PHILADELPHIA - Republicans prepared yesterday for a stage-managed convention to nominate George W. Bush for President, but his running mate, Dick Cheney, came under fire from President Bill Clinton as he arrived in Philadelphia.
With Bush, the Governor of Texas, campaigning in Ohio, his running mate was the target of a Democratic attack advertisement that will begin running in 17 states today, the first day of the Republican National Convention.
The political storm surrounding the former Defence Secretary overshadowed tepid political protests on the streets of Philadelphia, where barely 5000 activists showed up to rally peacefully against corporate money in politics, the death penalty and other causes.
As Bush stretched his lead over Vice-President Al Gore in opinion polls, Democrats targeted Cheney's conservative voting record when he represented Wyoming in the House of Representatives in the 1980s.
In Chicago, Clinton said that Cheney once voted against a resolution urging the release of black South African leader Nelson Mandela from jail.

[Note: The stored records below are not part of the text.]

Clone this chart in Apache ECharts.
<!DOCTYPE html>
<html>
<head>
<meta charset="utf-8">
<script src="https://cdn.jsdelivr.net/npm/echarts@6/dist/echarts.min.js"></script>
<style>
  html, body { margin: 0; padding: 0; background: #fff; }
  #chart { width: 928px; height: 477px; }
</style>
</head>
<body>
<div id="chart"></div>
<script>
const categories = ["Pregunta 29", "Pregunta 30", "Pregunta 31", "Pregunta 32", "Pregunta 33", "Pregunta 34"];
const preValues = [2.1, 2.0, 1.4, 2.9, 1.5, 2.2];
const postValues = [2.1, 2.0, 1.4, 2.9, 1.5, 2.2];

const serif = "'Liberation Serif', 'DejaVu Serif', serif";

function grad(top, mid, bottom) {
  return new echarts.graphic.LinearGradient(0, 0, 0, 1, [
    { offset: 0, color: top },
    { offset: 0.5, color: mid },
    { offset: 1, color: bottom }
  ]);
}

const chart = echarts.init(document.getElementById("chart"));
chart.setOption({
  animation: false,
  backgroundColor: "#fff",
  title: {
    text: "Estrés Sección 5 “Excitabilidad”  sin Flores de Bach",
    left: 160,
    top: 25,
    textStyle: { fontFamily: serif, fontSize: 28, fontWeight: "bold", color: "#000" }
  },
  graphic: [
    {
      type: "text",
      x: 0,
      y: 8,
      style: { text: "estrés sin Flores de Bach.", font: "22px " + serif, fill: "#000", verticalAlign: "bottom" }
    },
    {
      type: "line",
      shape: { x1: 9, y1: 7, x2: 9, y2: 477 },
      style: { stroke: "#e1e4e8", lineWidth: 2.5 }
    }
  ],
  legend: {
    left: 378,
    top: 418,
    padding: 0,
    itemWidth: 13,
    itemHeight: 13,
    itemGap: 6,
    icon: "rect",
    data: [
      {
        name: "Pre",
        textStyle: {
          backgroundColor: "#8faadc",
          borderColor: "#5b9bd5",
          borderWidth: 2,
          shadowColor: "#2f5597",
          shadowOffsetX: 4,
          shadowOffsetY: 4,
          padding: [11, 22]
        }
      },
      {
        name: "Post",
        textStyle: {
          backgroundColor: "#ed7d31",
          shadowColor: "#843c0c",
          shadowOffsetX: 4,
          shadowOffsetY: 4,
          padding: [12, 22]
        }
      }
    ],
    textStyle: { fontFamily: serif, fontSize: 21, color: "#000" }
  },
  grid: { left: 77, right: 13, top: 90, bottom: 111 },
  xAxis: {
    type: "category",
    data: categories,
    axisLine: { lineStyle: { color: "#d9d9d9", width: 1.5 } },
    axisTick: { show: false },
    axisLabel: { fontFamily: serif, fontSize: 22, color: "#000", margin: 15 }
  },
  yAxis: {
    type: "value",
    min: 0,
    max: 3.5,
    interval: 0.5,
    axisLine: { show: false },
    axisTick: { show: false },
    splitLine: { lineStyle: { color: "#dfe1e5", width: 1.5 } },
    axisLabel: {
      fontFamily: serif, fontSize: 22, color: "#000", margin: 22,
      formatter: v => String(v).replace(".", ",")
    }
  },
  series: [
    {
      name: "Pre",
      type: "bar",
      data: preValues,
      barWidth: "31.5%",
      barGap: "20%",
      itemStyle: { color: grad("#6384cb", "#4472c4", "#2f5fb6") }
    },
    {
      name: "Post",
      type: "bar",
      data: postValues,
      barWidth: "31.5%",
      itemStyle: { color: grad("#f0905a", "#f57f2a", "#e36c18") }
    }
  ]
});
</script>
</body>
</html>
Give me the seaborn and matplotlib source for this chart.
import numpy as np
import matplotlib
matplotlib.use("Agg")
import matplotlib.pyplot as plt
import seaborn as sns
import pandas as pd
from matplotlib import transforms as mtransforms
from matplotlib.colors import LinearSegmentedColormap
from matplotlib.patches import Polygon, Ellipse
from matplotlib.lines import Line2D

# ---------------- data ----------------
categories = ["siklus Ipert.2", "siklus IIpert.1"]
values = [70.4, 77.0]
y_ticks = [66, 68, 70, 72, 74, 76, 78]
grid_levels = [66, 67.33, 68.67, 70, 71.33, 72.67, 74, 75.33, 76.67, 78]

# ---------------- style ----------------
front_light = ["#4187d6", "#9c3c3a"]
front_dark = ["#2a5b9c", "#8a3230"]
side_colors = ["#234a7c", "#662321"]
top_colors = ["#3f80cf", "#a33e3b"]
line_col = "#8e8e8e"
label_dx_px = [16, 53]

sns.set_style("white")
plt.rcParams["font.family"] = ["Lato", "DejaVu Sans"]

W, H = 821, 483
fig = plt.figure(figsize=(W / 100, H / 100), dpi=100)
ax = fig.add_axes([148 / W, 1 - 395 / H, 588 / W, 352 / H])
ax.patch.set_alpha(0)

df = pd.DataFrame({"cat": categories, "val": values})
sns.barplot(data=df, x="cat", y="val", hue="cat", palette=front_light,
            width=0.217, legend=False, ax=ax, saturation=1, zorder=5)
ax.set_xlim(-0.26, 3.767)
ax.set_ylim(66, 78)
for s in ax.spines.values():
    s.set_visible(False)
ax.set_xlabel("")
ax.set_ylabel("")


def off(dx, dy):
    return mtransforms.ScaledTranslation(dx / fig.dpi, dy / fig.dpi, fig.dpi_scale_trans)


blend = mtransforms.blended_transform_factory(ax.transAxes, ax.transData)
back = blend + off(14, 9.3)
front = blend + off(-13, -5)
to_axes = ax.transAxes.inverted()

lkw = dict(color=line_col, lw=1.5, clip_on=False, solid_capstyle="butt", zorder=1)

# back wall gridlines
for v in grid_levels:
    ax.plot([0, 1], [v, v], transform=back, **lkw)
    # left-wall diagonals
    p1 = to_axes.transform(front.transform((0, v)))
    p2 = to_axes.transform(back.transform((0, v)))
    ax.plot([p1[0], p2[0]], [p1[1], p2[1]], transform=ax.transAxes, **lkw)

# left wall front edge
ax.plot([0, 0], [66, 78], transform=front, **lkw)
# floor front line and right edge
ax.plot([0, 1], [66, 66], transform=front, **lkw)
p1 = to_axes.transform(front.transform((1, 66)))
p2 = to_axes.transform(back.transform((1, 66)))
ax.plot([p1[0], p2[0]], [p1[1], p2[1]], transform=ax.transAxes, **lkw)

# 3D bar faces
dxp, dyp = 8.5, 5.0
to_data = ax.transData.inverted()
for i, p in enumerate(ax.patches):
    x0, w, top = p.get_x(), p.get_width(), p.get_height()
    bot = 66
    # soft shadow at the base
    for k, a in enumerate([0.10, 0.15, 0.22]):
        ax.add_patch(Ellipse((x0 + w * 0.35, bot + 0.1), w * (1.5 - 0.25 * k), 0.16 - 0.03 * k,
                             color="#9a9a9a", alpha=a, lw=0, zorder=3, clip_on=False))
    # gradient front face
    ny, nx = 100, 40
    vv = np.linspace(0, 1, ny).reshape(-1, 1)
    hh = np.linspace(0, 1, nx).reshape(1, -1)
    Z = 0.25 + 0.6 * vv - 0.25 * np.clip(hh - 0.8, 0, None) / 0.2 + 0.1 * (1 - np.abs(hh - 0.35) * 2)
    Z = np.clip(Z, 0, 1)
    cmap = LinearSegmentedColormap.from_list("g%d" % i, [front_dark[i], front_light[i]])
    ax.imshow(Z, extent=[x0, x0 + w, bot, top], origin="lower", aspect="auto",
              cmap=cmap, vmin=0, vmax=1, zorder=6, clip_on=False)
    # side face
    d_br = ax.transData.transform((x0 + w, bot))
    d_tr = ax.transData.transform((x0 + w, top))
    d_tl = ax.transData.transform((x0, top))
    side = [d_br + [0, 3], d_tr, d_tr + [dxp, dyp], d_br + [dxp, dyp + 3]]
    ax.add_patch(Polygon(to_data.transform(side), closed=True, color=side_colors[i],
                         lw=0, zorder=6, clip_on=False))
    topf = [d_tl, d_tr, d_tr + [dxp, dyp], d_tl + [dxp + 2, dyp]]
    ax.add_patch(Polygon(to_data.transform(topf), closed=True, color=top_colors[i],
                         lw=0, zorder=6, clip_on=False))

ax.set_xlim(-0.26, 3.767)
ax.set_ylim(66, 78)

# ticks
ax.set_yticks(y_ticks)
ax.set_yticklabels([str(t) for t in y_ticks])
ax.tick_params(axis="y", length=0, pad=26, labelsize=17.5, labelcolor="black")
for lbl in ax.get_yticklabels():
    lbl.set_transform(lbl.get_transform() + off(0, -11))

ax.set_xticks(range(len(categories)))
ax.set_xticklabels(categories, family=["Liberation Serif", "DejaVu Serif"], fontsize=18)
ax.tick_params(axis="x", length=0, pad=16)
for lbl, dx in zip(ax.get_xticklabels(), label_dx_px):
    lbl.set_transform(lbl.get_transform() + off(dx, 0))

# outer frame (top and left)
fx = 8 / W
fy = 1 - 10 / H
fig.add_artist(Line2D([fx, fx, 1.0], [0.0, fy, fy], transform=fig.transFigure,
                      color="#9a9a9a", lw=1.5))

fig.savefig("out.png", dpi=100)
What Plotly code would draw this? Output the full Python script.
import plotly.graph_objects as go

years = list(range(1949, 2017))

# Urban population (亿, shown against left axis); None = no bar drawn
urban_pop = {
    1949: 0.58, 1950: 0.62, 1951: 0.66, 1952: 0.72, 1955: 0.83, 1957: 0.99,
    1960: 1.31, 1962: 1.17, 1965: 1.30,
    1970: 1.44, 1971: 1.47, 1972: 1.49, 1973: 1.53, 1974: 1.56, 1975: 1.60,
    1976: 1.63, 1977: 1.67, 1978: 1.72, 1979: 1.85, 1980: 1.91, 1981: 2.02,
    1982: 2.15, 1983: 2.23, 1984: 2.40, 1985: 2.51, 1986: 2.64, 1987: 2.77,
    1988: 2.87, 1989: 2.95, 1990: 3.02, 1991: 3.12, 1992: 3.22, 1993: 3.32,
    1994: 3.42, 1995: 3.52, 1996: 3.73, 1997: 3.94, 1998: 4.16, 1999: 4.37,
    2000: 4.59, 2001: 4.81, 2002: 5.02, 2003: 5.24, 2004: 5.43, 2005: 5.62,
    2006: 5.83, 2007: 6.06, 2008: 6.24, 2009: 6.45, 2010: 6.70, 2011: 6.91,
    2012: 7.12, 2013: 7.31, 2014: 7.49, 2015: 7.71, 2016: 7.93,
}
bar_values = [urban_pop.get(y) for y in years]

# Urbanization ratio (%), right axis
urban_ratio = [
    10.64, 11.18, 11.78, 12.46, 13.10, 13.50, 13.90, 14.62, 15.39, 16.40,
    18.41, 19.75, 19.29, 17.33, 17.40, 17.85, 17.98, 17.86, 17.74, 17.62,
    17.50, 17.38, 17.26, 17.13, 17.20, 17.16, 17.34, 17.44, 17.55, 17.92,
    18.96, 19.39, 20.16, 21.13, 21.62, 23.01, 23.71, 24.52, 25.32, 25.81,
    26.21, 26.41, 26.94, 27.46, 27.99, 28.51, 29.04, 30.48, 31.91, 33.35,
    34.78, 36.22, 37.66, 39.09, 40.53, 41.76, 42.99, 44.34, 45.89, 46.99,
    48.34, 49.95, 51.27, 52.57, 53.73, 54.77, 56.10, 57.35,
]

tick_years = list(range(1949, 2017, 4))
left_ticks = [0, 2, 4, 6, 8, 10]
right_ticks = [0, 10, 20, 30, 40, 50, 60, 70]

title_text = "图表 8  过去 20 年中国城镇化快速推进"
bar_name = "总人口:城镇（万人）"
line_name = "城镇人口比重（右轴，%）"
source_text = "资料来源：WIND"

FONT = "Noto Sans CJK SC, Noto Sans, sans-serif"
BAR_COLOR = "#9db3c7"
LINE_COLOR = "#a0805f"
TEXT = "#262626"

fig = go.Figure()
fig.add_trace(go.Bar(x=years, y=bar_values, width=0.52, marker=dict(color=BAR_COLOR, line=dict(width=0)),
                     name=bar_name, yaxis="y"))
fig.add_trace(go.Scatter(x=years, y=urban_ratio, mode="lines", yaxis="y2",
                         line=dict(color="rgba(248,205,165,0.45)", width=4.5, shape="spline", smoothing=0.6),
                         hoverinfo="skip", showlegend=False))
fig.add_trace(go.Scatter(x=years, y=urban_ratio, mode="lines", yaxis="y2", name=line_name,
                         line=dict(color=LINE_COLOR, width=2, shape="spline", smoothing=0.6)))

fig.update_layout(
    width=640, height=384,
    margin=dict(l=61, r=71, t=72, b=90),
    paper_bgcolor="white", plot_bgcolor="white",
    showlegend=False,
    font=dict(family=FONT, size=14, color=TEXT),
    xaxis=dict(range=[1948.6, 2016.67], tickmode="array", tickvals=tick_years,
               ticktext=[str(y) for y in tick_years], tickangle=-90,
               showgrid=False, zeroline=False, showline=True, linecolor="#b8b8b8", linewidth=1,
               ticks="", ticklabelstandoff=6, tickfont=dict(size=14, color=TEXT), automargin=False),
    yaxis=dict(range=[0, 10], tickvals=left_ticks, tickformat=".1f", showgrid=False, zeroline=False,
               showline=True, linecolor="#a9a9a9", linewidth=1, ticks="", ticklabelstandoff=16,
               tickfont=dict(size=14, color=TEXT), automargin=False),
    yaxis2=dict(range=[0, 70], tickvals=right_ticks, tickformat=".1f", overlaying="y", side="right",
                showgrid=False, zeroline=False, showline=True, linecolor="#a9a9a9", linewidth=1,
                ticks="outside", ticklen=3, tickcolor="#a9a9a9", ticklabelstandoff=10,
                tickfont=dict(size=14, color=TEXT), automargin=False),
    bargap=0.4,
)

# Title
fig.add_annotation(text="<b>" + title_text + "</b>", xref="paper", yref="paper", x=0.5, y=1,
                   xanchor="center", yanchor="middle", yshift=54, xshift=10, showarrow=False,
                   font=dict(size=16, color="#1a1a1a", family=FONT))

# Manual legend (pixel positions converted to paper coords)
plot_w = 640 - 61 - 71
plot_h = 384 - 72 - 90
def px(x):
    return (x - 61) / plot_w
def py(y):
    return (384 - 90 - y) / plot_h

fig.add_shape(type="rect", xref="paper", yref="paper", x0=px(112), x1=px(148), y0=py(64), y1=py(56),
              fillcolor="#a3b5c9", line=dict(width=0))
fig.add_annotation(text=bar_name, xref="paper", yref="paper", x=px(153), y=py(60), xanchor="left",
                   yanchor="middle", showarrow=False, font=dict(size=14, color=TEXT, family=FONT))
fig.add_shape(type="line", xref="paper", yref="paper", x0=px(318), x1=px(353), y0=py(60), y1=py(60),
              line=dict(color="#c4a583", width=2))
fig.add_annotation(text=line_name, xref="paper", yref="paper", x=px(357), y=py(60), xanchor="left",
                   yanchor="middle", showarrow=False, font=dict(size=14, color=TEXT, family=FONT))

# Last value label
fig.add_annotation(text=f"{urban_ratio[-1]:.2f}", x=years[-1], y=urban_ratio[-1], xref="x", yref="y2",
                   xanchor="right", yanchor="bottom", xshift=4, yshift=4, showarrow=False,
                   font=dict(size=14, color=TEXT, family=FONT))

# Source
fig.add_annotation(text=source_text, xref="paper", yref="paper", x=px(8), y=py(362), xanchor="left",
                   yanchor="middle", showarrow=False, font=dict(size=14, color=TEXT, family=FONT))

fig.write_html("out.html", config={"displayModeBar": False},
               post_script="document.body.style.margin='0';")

"That takes your breath away."
Cheney, addressing a Philadelphia rally, retorted, "We want to make Americans proud again by giving them a President they can respect."
The television advert attacks Cheney as a conservative extremist for votes he cast in Congress. "Cheney was one of only eight members of Congress to oppose the Clean Water Act, one of the few to vote against Head Start [a preschool programme for poor children]. He even voted against the school lunch programme, against health insurance for people who lost their jobs," the advert says.
Cheney claimed the votes were taken out of context.